■ **Problem description**:
Write out exactly the lines from the line with "Rebuild this chart" through the line with "from matplotlib.ticker import", both ends included, and no other line.
------
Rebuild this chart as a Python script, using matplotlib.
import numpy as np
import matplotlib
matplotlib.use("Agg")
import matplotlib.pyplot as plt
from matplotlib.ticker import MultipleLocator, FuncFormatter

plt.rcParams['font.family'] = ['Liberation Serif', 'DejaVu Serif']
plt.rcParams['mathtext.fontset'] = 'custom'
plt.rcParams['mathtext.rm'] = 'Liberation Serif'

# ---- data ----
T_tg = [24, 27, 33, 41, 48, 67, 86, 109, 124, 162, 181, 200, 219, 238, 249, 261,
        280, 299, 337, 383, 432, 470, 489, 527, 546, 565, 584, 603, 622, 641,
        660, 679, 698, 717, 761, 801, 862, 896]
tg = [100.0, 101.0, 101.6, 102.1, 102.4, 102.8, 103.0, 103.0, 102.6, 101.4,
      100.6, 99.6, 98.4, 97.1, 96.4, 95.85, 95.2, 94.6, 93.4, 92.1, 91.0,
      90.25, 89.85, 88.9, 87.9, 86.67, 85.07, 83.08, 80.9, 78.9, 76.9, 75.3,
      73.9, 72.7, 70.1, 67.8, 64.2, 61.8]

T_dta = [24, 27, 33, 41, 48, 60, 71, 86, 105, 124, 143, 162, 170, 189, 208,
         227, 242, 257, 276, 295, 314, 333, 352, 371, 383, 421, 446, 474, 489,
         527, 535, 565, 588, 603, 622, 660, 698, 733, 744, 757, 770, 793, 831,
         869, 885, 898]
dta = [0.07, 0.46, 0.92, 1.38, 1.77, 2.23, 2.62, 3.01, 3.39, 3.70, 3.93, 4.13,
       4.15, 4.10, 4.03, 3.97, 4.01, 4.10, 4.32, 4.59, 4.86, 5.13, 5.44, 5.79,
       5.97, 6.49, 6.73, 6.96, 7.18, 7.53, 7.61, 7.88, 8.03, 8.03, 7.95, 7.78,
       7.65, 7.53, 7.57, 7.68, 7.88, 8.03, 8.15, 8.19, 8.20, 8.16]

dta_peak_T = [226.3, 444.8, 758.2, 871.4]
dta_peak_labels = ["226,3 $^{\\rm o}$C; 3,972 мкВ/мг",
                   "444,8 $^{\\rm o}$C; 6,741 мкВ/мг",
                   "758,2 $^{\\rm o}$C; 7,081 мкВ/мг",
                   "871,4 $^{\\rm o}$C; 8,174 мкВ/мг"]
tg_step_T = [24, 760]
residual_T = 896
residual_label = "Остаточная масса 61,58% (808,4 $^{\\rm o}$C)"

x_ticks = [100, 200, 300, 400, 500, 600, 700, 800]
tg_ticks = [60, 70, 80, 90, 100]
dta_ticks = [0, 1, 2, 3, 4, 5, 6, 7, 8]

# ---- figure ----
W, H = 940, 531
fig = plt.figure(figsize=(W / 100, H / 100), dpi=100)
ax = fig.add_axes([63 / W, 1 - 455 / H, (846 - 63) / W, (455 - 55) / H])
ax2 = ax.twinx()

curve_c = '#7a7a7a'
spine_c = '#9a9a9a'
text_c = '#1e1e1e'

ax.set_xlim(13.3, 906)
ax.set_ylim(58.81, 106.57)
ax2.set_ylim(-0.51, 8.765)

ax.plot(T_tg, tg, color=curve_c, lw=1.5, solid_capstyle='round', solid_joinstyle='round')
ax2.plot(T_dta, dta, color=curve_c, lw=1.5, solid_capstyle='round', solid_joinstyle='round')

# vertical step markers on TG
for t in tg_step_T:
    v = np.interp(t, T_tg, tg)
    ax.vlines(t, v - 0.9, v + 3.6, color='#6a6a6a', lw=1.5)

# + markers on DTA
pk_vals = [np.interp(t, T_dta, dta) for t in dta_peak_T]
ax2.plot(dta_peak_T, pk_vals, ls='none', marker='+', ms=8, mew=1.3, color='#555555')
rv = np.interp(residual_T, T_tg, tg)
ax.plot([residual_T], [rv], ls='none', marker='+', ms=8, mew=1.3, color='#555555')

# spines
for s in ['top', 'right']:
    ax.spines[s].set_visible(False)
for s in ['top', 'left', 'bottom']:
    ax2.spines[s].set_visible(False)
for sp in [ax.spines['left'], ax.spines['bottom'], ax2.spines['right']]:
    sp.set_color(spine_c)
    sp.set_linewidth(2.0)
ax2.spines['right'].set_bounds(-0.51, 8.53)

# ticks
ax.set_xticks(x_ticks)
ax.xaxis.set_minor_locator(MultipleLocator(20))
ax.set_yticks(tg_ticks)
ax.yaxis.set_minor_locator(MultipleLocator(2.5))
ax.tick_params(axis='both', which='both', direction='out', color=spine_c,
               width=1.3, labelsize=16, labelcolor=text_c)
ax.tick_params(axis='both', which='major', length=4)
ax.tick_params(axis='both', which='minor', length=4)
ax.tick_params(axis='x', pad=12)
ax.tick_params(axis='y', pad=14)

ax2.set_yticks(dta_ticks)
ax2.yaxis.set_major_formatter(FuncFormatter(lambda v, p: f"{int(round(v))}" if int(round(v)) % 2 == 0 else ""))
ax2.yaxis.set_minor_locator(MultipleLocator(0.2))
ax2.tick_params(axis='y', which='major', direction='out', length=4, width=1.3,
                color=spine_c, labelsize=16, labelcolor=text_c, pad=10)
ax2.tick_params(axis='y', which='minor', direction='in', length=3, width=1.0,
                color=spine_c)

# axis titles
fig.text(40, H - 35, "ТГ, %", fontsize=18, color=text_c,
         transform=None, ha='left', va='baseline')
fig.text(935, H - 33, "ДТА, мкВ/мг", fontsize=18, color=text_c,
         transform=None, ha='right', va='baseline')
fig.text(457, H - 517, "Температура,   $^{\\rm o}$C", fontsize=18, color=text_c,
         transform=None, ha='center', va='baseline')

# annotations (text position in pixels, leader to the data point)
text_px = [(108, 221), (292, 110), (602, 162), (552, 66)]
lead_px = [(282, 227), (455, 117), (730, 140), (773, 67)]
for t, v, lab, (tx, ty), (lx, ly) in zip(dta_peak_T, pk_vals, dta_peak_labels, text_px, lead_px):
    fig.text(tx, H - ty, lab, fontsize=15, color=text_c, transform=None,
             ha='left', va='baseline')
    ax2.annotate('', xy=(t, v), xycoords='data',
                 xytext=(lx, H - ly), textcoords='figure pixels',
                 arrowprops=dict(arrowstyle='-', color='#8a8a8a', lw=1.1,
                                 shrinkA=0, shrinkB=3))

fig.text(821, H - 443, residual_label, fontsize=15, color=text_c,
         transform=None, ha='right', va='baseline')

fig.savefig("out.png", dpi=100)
------
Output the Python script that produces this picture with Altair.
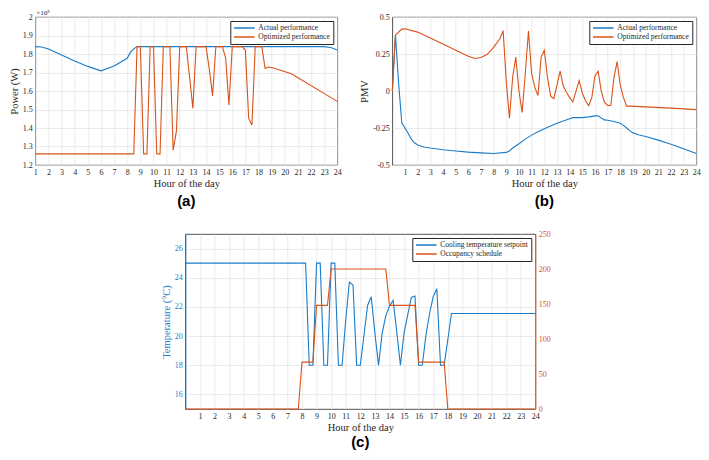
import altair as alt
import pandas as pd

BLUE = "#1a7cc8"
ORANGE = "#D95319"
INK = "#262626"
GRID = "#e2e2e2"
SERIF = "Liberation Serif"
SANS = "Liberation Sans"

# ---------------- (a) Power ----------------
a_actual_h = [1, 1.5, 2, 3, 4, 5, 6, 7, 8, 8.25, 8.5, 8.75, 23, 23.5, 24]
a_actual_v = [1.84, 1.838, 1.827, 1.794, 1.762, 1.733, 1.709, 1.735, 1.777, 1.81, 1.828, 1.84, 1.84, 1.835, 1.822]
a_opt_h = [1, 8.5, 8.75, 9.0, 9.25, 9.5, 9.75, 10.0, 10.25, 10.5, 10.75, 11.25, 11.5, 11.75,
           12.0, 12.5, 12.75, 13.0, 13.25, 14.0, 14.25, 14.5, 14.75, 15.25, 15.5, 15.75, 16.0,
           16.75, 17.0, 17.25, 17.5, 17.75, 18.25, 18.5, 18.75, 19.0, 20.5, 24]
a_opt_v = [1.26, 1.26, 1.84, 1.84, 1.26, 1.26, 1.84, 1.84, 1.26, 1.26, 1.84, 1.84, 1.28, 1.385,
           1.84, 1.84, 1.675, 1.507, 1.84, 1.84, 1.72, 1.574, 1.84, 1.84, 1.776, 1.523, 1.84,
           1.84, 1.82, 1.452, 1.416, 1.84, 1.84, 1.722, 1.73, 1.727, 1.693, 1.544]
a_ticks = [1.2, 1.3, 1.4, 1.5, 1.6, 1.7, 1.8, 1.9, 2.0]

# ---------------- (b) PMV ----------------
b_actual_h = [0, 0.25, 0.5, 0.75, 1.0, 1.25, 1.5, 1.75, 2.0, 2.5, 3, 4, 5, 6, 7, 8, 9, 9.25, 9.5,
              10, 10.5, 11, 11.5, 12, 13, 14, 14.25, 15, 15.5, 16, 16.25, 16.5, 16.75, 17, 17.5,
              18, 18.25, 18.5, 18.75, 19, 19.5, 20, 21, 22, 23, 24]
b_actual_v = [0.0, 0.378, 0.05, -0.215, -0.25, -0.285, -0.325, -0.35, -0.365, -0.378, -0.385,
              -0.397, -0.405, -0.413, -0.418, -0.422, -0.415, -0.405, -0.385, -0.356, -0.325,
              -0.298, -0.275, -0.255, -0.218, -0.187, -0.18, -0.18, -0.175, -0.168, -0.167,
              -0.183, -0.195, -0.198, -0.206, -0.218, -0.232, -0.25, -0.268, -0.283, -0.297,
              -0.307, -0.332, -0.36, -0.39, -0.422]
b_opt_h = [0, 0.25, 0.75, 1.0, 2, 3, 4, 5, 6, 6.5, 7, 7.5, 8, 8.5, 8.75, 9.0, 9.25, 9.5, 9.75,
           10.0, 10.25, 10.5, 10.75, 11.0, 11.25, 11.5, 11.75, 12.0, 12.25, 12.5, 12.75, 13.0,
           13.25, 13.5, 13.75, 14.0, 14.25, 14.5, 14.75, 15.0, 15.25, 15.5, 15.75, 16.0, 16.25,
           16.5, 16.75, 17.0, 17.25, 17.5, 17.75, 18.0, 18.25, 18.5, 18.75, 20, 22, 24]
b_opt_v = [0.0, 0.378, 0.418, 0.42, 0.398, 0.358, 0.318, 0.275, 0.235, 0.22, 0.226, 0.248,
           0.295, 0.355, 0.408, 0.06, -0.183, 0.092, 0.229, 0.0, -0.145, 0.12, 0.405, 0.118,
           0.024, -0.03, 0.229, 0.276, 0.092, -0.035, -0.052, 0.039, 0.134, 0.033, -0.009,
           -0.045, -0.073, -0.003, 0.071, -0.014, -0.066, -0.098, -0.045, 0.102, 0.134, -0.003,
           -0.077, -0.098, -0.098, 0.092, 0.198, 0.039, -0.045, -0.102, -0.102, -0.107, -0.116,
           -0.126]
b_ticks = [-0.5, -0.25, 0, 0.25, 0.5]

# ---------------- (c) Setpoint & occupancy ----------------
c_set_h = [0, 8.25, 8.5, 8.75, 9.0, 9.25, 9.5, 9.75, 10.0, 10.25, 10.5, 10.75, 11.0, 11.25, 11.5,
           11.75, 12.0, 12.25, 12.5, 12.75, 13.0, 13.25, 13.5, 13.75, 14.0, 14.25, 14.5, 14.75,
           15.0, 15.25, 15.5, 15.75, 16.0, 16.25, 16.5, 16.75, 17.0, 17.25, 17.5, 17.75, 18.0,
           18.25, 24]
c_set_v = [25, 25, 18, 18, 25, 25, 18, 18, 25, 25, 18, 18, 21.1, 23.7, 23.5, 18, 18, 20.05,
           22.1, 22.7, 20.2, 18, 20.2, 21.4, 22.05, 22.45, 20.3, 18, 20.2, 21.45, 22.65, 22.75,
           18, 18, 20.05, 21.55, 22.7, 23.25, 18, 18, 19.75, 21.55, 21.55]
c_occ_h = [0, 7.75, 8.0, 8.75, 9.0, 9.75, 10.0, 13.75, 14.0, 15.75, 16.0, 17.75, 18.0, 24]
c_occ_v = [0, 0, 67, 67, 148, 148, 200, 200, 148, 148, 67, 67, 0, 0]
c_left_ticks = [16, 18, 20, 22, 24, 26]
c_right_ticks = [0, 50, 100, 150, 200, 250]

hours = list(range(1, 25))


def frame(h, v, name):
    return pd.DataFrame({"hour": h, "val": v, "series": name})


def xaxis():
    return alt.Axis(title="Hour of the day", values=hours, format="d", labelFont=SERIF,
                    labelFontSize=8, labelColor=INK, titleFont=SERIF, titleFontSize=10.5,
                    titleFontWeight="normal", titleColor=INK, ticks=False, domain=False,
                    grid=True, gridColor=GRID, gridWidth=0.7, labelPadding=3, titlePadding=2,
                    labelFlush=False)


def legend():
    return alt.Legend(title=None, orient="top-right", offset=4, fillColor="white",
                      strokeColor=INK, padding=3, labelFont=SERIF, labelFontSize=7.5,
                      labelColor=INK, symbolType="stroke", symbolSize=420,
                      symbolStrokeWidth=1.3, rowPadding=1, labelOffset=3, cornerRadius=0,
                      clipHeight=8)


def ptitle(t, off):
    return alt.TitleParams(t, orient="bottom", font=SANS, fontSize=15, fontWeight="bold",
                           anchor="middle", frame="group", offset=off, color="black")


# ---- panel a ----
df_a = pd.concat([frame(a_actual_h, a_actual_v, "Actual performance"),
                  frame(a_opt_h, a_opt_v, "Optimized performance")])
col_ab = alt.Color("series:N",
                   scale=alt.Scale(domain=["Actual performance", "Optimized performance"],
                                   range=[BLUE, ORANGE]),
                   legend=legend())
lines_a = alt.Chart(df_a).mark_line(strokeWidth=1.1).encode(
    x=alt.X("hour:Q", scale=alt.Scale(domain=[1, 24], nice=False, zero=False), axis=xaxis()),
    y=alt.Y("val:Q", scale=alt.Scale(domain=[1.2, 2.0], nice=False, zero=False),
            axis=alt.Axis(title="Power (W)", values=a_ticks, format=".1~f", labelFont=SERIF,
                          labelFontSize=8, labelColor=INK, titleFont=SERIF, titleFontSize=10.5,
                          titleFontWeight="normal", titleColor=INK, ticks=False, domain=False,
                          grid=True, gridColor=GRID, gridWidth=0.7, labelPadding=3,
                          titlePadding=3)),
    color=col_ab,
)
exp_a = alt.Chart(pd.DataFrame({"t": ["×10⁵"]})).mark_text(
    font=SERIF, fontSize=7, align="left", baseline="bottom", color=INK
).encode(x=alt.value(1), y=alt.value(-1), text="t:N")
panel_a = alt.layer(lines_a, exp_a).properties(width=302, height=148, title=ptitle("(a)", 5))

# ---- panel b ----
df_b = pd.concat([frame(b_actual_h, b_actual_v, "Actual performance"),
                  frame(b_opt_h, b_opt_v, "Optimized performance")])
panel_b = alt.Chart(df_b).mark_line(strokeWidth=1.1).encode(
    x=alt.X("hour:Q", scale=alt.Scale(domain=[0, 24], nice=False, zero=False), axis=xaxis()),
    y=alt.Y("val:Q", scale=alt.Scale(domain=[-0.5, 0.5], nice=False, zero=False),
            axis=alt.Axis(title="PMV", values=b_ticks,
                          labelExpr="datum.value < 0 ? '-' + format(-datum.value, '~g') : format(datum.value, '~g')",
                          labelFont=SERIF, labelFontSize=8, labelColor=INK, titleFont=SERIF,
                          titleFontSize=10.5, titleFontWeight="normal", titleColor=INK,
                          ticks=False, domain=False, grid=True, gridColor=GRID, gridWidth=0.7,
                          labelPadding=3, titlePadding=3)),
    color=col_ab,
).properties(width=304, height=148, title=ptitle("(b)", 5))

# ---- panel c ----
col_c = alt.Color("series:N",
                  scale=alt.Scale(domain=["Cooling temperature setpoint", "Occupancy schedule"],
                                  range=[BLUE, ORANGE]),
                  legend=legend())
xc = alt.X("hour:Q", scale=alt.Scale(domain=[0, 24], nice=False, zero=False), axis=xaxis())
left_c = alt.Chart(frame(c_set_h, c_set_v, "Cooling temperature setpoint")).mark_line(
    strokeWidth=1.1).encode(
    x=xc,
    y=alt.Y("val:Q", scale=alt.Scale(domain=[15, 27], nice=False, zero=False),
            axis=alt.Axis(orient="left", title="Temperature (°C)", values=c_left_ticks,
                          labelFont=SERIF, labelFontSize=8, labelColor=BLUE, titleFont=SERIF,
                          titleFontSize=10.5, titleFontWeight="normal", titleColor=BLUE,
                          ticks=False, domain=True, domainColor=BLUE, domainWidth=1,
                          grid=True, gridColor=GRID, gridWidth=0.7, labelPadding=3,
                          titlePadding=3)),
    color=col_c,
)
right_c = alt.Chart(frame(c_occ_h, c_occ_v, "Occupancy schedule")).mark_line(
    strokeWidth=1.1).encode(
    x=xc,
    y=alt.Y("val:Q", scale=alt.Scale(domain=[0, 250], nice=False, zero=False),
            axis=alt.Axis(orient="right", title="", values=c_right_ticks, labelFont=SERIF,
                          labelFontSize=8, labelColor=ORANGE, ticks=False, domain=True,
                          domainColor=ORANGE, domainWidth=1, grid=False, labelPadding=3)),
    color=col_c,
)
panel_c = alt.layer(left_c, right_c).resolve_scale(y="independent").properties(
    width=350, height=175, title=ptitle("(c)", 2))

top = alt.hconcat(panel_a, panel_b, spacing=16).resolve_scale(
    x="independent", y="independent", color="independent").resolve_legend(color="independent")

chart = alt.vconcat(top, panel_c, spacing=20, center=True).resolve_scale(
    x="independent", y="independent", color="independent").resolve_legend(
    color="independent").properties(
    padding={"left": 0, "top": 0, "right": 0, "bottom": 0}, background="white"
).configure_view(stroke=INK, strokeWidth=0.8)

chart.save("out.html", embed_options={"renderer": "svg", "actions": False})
------
■ **Result for this exercise**:
Rebuild this chart as a Python script, using matplotlib.
import numpy as np
import matplotlib
matplotlib.use("Agg")
import matplotlib.pyplot as plt
from matplotlib.ticker import MultipleLocator, FuncFormatter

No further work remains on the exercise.